▸ Exercise details:
Please transcribe the data below exactly. Leave the pictures out.

▸ Given data:
========================

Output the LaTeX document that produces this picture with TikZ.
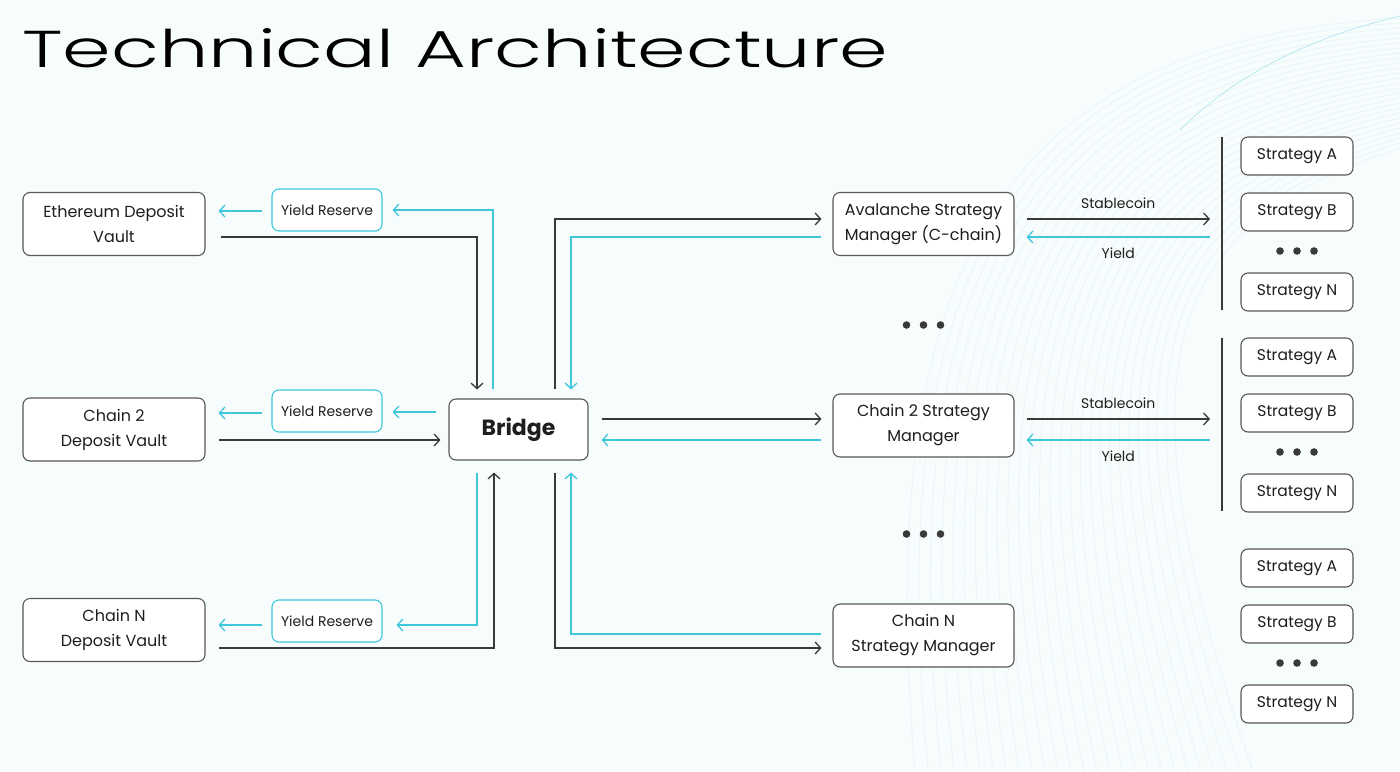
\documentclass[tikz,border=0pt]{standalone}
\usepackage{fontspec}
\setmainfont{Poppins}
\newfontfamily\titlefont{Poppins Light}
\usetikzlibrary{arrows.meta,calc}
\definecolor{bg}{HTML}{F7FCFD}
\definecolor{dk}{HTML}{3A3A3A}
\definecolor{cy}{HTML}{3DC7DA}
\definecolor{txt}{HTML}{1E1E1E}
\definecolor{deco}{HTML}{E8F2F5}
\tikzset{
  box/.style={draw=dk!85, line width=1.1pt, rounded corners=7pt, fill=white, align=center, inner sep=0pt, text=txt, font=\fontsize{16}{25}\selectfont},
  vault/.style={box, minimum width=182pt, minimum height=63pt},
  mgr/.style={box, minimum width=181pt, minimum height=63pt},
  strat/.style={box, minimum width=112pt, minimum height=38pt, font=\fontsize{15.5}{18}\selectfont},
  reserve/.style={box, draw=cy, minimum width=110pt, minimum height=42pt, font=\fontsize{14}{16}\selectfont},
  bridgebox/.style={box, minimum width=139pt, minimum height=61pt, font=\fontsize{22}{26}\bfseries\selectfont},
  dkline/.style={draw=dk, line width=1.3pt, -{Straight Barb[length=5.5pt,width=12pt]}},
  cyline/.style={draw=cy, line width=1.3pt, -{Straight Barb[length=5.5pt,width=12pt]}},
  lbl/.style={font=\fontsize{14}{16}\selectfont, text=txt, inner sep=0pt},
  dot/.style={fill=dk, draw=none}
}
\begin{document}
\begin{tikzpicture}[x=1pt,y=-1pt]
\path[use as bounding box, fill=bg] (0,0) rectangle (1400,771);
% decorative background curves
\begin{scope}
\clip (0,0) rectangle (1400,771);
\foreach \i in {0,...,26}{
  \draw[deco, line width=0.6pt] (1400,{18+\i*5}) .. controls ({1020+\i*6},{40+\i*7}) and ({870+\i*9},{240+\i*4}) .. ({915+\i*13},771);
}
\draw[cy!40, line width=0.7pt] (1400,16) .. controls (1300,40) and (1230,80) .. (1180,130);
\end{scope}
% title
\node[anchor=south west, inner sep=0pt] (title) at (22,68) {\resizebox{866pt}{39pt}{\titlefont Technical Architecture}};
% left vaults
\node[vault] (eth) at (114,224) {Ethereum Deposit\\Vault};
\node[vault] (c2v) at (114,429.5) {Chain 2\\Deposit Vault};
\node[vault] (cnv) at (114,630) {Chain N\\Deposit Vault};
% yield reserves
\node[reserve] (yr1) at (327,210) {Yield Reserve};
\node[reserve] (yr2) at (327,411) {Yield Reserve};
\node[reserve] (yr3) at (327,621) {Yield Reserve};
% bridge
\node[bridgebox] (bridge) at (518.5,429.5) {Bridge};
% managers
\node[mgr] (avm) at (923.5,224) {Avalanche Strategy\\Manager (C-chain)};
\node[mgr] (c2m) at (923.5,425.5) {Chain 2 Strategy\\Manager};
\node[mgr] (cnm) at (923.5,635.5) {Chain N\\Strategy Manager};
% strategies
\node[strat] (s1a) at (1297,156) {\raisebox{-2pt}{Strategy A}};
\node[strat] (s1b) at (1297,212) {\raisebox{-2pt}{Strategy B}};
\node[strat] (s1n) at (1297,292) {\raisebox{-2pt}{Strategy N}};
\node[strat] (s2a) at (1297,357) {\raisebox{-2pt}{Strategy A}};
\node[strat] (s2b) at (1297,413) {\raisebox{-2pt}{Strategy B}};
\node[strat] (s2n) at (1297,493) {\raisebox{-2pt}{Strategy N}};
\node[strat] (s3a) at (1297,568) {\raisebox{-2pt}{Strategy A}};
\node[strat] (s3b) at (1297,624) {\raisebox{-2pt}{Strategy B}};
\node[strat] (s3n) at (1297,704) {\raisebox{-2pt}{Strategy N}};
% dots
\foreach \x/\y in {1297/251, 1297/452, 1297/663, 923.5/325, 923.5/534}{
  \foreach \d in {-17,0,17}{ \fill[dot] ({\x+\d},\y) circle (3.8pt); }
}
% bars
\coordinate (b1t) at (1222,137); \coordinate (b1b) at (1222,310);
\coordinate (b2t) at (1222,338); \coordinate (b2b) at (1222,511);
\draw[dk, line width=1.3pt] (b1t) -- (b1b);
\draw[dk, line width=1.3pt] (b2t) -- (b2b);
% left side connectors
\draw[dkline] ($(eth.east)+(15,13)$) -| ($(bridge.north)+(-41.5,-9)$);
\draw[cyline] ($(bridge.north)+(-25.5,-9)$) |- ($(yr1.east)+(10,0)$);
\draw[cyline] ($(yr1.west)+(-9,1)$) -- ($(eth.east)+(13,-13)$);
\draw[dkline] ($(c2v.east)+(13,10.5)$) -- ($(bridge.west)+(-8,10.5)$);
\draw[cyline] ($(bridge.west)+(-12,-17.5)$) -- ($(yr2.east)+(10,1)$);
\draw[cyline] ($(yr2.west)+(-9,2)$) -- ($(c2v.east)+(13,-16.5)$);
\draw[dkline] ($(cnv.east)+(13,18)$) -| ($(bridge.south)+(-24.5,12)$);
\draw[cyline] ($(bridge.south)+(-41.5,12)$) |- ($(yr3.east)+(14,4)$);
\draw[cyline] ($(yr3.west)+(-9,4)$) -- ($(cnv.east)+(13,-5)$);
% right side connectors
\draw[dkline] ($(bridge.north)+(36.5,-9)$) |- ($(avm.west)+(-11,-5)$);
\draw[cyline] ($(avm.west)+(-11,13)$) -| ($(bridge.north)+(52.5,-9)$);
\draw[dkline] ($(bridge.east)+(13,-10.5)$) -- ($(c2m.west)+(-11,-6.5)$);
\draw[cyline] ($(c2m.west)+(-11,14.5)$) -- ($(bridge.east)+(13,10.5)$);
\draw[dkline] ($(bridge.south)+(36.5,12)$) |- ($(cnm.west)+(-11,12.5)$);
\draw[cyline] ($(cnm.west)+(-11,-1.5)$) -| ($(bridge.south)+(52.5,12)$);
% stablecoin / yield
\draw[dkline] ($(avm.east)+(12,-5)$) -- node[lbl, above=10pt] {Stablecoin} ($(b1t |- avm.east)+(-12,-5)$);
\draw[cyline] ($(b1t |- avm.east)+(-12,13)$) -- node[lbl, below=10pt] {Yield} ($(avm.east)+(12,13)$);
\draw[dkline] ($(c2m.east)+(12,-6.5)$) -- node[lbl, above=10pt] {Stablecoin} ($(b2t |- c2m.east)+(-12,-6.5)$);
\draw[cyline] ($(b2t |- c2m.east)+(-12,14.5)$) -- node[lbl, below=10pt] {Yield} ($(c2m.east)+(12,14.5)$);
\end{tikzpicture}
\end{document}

========================

▸ Exercise answer:
Output the LaTeX document that produces this picture with TikZ.
\documentclass[tikz,border=0pt]{standalone}
\usepackage{fontspec}
\setmainfont{Poppins}
\newfontfamily\titlefont{Poppins Light}
\usetikzlibrary{arrows.meta,calc}
\definecolor{bg}{HTML}{F7FCFD}
\definecolor{dk}{HTML}{3A3A3A}
\definecolor{cy}{HTML}{3DC7DA}
\definecolor{txt}{HTML}{1E1E1E}
\definecolor{deco}{HTML}{E8F2F5}
\tikzset{
  box/.style={draw=dk!85, line width=1.1pt, rounded corners=7pt, fill=white, align=center, inner sep=0pt, text=txt, font=\fontsize{16}{25}\selectfont},
  vault/.style={box, minimum width=182pt, minimum height=63pt},
  mgr/.style={box, minimum width=181pt, minimum height=63pt},
  strat/.style={box, minimum width=112pt, minimum height=38pt, font=\fontsize{15.5}{18}\selectfont},
  reserve/.style={box, draw=cy, minimum width=110pt, minimum height=42pt, font=\fontsize{14}{16}\selectfont},
  bridgebox/.style={box, minimum width=139pt, minimum height=61pt, font=\fontsize{22}{26}\bfseries\selectfont},
  dkline/.style={draw=dk, line width=1.3pt, -{Straight Barb[length=5.5pt,width=12pt]}},
  cyline/.style={draw=cy, line width=1.3pt, -{Straight Barb[length=5.5pt,width=12pt]}},
  lbl/.style={font=\fontsize{14}{16}\selectfont, text=txt, inner sep=0pt},
  dot/.style={fill=dk, draw=none}
}
\begin{document}
\begin{tikzpicture}[x=1pt,y=-1pt]
\path[use as bounding box, fill=bg] (0,0) rectangle (1400,771);
% decorative background curves
\begin{scope}
\clip (0,0) rectangle (1400,771);
\foreach \i in {0,...,26}{
  \draw[deco, line width=0.6pt] (1400,{18+\i*5}) .. controls ({1020+\i*6},{40+\i*7}) and ({870+\i*9},{240+\i*4}) .. ({915+\i*13},771);
}
\draw[cy!40, line width=0.7pt] (1400,16) .. controls (1300,40) and (1230,80) .. (1180,130);
\end{scope}
% title
\node[anchor=south west, inner sep=0pt] (title) at (22,68) {\resizebox{866pt}{39pt}{\titlefont Technical Architecture}};
% left vaults
\node[vault] (eth) at (114,224) {Ethereum Deposit\\Vault};
\node[vault] (c2v) at (114,429.5) {Chain 2\\Deposit Vault};
\node[vault] (cnv) at (114,630) {Chain N\\Deposit Vault};
% yield reserves
\node[reserve] (yr1) at (327,210) {Yield Reserve};
\node[reserve] (yr2) at (327,411) {Yield Reserve};
\node[reserve] (yr3) at (327,621) {Yield Reserve};
% bridge
\node[bridgebox] (bridge) at (518.5,429.5) {Bridge};
% managers
\node[mgr] (avm) at (923.5,224) {Avalanche Strategy\\Manager (C-chain)};
\node[mgr] (c2m) at (923.5,425.5) {Chain 2 Strategy\\Manager};
\node[mgr] (cnm) at (923.5,635.5) {Chain N\\Strategy Manager};
% strategies
\node[strat] (s1a) at (1297,156) {\raisebox{-2pt}{Strategy A}};
\node[strat] (s1b) at (1297,212) {\raisebox{-2pt}{Strategy B}};
\node[strat] (s1n) at (1297,292) {\raisebox{-2pt}{Strategy N}};
\node[strat] (s2a) at (1297,357) {\raisebox{-2pt}{Strategy A}};
\node[strat] (s2b) at (1297,413) {\raisebox{-2pt}{Strategy B}};
\node[strat] (s2n) at (1297,493) {\raisebox{-2pt}{Strategy N}};
\node[strat] (s3a) at (1297,568) {\raisebox{-2pt}{Strategy A}};
\node[strat] (s3b) at (1297,624) {\raisebox{-2pt}{Strategy B}};
\node[strat] (s3n) at (1297,704) {\raisebox{-2pt}{Strategy N}};
% dots
\foreach \x/\y in {1297/251, 1297/452, 1297/663, 923.5/325, 923.5/534}{
  \foreach \d in {-17,0,17}{ \fill[dot] ({\x+\d},\y) circle (3.8pt); }
}
% bars
\coordinate (b1t) at (1222,137); \coordinate (b1b) at (1222,310);
\coordinate (b2t) at (1222,338); \coordinate (b2b) at (1222,511);
\draw[dk, line width=1.3pt] (b1t) -- (b1b);
\draw[dk, line width=1.3pt] (b2t) -- (b2b);
% left side connectors
\draw[dkline] ($(eth.east)+(15,13)$) -| ($(bridge.north)+(-41.5,-9)$);
\draw[cyline] ($(bridge.north)+(-25.5,-9)$) |- ($(yr1.east)+(10,0)$);
\draw[cyline] ($(yr1.west)+(-9,1)$) -- ($(eth.east)+(13,-13)$);
\draw[dkline] ($(c2v.east)+(13,10.5)$) -- ($(bridge.west)+(-8,10.5)$);
\draw[cyline] ($(bridge.west)+(-12,-17.5)$) -- ($(yr2.east)+(10,1)$);
\draw[cyline] ($(yr2.west)+(-9,2)$) -- ($(c2v.east)+(13,-16.5)$);
\draw[dkline] ($(cnv.east)+(13,18)$) -| ($(bridge.south)+(-24.5,12)$);
\draw[cyline] ($(bridge.south)+(-41.5,12)$) |- ($(yr3.east)+(14,4)$);
\draw[cyline] ($(yr3.west)+(-9,4)$) -- ($(cnv.east)+(13,-5)$);
% right side connectors
\draw[dkline] ($(bridge.north)+(36.5,-9)$) |- ($(avm.west)+(-11,-5)$);
\draw[cyline] ($(avm.west)+(-11,13)$) -| ($(bridge.north)+(52.5,-9)$);
\draw[dkline] ($(bridge.east)+(13,-10.5)$) -- ($(c2m.west)+(-11,-6.5)$);
\draw[cyline] ($(c2m.west)+(-11,14.5)$) -- ($(bridge.east)+(13,10.5)$);
\draw[dkline] ($(bridge.south)+(36.5,12)$) |- ($(cnm.west)+(-11,12.5)$);
\draw[cyline] ($(cnm.west)+(-11,-1.5)$) -| ($(bridge.south)+(52.5,12)$);
% stablecoin / yield
\draw[dkline] ($(avm.east)+(12,-5)$) -- node[lbl, above=10pt] {Stablecoin} ($(b1t |- avm.east)+(-12,-5)$);
\draw[cyline] ($(b1t |- avm.east)+(-12,13)$) -- node[lbl, below=10pt] {Yield} ($(avm.east)+(12,13)$);
\draw[dkline] ($(c2m.east)+(12,-6.5)$) -- node[lbl, above=10pt] {Stablecoin} ($(b2t |- c2m.east)+(-12,-6.5)$);
\draw[cyline] ($(b2t |- c2m.east)+(-12,14.5)$) -- node[lbl, below=10pt] {Yield} ($(c2m.east)+(12,14.5)$);
\end{tikzpicture}
\end{document}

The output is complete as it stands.